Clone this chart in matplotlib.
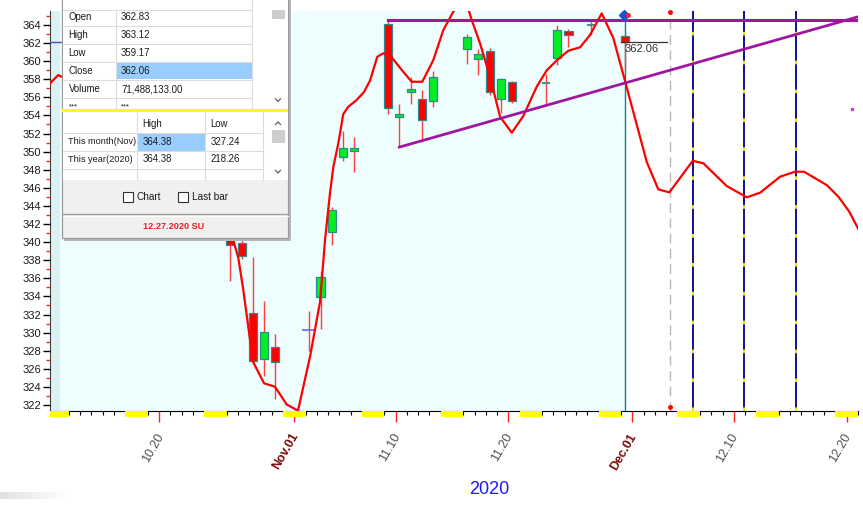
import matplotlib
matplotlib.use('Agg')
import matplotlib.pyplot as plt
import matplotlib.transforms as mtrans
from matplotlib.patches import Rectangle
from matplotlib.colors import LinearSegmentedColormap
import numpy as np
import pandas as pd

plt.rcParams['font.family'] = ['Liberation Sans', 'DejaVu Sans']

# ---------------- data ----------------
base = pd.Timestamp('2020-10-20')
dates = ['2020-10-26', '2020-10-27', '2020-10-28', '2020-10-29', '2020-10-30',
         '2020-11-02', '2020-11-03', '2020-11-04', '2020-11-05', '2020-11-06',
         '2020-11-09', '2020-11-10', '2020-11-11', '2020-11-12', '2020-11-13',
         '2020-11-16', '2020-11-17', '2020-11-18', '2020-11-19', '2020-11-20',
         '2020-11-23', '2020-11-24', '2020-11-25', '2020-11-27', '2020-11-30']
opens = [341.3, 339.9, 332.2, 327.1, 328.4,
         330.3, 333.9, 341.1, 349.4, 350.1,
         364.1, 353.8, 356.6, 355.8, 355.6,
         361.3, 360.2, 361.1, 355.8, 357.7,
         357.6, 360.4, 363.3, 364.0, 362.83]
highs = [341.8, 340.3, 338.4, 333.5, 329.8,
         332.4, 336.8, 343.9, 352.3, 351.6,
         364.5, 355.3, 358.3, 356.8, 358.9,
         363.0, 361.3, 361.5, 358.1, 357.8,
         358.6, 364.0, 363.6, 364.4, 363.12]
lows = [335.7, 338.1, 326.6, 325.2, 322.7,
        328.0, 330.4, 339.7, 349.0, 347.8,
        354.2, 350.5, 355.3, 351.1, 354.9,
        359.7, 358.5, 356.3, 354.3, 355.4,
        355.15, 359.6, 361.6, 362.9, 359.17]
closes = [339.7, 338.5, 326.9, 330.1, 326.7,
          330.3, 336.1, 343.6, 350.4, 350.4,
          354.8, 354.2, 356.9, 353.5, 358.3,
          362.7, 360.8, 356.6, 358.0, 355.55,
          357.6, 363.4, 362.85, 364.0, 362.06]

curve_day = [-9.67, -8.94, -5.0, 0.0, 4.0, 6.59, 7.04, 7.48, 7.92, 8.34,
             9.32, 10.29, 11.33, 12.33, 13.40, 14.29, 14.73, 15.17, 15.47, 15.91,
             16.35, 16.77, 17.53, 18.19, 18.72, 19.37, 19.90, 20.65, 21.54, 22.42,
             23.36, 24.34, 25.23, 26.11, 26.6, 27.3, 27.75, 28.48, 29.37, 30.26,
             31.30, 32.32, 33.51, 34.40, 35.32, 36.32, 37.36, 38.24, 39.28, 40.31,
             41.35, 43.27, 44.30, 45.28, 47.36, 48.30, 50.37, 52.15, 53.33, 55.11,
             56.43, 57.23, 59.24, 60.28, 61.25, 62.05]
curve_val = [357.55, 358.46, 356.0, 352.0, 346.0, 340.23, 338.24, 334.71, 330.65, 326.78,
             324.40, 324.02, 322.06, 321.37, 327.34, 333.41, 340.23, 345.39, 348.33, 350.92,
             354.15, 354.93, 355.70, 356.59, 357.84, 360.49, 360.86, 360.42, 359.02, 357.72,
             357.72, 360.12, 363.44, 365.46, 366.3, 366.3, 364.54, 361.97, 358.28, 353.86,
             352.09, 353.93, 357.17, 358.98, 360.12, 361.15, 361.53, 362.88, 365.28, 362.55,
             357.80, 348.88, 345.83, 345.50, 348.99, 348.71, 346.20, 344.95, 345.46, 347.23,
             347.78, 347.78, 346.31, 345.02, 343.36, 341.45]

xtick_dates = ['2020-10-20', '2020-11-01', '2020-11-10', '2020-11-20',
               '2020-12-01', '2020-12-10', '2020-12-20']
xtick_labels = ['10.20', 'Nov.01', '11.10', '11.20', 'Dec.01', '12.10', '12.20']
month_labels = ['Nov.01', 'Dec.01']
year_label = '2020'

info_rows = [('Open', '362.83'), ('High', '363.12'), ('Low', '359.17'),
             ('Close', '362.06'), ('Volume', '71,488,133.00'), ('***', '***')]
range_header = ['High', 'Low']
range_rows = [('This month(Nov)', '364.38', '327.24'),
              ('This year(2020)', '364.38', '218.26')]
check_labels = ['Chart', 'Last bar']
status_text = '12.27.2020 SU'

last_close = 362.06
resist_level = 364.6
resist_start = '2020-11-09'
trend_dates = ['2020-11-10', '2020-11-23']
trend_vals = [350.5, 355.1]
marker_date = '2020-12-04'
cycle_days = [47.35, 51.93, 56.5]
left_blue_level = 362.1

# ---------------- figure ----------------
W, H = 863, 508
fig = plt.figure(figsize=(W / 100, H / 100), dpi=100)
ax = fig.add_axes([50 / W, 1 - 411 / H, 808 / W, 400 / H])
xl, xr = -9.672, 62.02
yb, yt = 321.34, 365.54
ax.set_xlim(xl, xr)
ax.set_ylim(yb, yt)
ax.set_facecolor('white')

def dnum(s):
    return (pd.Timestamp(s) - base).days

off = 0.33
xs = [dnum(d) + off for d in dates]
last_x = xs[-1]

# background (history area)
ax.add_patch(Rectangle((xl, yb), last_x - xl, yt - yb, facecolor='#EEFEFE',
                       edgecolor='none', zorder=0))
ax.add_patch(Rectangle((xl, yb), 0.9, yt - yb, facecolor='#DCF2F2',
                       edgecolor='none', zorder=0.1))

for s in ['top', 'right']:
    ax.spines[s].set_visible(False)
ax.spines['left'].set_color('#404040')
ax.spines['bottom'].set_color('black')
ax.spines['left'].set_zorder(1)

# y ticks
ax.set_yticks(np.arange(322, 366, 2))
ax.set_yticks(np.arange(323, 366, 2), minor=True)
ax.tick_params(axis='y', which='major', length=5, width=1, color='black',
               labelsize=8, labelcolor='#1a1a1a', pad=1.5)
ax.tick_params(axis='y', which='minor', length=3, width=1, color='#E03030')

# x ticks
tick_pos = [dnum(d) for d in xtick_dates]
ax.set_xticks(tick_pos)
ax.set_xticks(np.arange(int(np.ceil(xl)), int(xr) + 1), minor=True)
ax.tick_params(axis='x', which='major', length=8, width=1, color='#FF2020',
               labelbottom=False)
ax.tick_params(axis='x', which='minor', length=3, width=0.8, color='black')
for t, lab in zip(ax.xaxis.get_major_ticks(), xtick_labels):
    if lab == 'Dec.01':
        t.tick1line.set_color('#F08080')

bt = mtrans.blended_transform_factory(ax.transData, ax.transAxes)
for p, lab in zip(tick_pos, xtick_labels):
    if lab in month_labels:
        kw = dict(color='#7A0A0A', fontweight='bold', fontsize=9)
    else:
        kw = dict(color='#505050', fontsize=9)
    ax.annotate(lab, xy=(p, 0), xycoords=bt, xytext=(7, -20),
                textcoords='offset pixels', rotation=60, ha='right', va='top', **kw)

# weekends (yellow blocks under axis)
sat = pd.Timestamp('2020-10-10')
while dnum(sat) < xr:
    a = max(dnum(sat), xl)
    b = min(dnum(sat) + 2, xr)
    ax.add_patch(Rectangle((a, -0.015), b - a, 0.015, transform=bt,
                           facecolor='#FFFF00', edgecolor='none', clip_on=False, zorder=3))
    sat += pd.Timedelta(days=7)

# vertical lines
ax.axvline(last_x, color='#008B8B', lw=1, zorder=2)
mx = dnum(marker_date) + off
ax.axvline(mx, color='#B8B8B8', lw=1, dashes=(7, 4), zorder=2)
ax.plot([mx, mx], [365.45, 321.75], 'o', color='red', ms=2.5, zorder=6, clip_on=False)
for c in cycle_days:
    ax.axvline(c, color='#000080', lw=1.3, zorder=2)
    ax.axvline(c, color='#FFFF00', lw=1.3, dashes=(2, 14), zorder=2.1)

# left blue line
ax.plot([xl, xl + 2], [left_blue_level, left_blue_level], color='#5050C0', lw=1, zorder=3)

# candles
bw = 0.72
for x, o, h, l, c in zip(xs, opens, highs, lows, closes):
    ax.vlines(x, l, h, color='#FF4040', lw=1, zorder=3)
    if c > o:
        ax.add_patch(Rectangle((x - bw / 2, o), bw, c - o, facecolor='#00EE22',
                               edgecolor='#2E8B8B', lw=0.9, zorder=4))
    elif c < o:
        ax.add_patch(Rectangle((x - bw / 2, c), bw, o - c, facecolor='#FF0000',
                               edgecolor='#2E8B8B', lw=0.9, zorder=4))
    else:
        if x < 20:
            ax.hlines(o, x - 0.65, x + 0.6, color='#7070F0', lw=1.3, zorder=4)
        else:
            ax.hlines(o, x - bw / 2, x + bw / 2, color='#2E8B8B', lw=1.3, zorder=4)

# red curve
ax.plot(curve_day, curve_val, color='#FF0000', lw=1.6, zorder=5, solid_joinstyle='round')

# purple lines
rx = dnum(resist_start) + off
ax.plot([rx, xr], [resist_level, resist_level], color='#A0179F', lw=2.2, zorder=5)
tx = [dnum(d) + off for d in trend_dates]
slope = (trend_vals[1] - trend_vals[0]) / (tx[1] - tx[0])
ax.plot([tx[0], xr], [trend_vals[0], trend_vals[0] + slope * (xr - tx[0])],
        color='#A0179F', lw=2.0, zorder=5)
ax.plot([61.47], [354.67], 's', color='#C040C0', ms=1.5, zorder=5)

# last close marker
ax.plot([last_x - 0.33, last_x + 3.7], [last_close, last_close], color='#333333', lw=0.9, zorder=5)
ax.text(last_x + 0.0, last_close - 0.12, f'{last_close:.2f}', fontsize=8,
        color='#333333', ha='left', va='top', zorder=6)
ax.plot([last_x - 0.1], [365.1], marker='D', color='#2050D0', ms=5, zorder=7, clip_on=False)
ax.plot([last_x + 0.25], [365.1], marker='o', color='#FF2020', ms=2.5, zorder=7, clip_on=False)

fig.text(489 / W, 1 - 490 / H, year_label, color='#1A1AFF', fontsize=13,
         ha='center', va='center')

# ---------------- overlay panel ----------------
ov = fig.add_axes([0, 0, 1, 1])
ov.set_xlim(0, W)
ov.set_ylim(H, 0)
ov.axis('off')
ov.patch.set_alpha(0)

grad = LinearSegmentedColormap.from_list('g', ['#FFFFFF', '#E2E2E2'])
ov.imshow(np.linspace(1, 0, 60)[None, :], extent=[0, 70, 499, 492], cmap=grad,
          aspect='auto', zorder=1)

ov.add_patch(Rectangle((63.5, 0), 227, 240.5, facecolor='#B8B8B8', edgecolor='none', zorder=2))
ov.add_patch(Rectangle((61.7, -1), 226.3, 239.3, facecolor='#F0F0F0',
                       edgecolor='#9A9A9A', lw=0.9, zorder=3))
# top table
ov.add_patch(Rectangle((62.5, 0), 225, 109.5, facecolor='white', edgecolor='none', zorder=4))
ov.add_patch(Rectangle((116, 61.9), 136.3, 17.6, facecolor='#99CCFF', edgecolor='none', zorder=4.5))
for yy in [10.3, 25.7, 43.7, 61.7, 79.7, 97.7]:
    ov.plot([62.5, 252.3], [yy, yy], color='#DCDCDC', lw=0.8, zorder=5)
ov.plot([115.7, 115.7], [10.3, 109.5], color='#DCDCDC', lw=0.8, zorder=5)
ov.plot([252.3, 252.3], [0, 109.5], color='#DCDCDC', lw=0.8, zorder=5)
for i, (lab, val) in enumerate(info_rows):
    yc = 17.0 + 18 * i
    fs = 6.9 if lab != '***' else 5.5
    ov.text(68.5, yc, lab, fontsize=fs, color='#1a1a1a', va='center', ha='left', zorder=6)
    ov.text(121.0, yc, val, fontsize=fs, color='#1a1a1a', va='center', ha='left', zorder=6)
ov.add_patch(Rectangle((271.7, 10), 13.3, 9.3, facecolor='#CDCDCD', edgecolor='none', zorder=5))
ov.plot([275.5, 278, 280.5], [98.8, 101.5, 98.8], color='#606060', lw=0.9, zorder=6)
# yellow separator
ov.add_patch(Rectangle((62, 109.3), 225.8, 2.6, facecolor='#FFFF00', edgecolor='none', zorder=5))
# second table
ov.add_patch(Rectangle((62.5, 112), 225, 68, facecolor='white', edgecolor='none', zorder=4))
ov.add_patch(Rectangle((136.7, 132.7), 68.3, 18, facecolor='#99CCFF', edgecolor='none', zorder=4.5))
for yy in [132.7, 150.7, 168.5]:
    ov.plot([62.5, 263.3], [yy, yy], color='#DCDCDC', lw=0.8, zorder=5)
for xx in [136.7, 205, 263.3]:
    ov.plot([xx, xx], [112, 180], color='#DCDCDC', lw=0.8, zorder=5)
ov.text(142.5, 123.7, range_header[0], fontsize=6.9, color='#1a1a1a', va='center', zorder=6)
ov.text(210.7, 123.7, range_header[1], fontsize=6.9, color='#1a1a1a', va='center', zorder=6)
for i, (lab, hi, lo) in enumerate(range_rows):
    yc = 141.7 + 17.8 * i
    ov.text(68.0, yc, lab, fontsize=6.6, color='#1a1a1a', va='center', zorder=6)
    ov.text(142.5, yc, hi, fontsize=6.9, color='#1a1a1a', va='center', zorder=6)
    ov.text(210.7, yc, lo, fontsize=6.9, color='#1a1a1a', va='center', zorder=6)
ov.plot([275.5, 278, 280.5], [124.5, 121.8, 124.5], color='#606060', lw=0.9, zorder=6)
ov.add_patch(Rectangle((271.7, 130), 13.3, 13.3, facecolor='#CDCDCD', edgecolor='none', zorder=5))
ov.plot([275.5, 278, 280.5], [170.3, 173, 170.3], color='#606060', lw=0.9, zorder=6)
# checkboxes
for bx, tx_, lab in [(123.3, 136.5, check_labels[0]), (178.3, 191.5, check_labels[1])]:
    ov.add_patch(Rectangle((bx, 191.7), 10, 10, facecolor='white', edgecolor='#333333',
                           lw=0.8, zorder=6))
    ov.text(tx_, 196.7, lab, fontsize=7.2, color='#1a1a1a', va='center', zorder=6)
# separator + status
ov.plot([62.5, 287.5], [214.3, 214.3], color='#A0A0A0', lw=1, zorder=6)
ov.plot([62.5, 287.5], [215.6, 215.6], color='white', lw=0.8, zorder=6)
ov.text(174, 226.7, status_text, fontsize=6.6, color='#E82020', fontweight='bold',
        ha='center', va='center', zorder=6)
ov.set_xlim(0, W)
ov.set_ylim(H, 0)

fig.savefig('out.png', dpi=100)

+-------+

* **Work to complete**
Reproduce the material above from its first line through the line containing "357.6, 363.4, 362.85, 364.0, 362.06]", both ends included, and skip every picture.

* **Response to the task**
Clone this chart in matplotlib.
import matplotlib
matplotlib.use('Agg')
import matplotlib.pyplot as plt
import matplotlib.transforms as mtrans
from matplotlib.patches import Rectangle
from matplotlib.colors import LinearSegmentedColormap
import numpy as np
import pandas as pd

plt.rcParams['font.family'] = ['Liberation Sans', 'DejaVu Sans']

# ---------------- data ----------------
base = pd.Timestamp('2020-10-20')
dates = ['2020-10-26', '2020-10-27', '2020-10-28', '2020-10-29', '2020-10-30',
         '2020-11-02', '2020-11-03', '2020-11-04', '2020-11-05', '2020-11-06',
         '2020-11-09', '2020-11-10', '2020-11-11', '2020-11-12', '2020-11-13',
         '2020-11-16', '2020-11-17', '2020-11-18', '2020-11-19', '2020-11-20',
         '2020-11-23', '2020-11-24', '2020-11-25', '2020-11-27', '2020-11-30']
opens = [341.3, 339.9, 332.2, 327.1, 328.4,
         330.3, 333.9, 341.1, 349.4, 350.1,
         364.1, 353.8, 356.6, 355.8, 355.6,
         361.3, 360.2, 361.1, 355.8, 357.7,
         357.6, 360.4, 363.3, 364.0, 362.83]
highs = [341.8, 340.3, 338.4, 333.5, 329.8,
         332.4, 336.8, 343.9, 352.3, 351.6,
         364.5, 355.3, 358.3, 356.8, 358.9,
         363.0, 361.3, 361.5, 358.1, 357.8,
         358.6, 364.0, 363.6, 364.4, 363.12]
lows = [335.7, 338.1, 326.6, 325.2, 322.7,
        328.0, 330.4, 339.7, 349.0, 347.8,
        354.2, 350.5, 355.3, 351.1, 354.9,
        359.7, 358.5, 356.3, 354.3, 355.4,
        355.15, 359.6, 361.6, 362.9, 359.17]
closes = [339.7, 338.5, 326.9, 330.1, 326.7,
          330.3, 336.1, 343.6, 350.4, 350.4,
          354.8, 354.2, 356.9, 353.5, 358.3,
          362.7, 360.8, 356.6, 358.0, 355.55,
          357.6, 363.4, 362.85, 364.0, 362.06]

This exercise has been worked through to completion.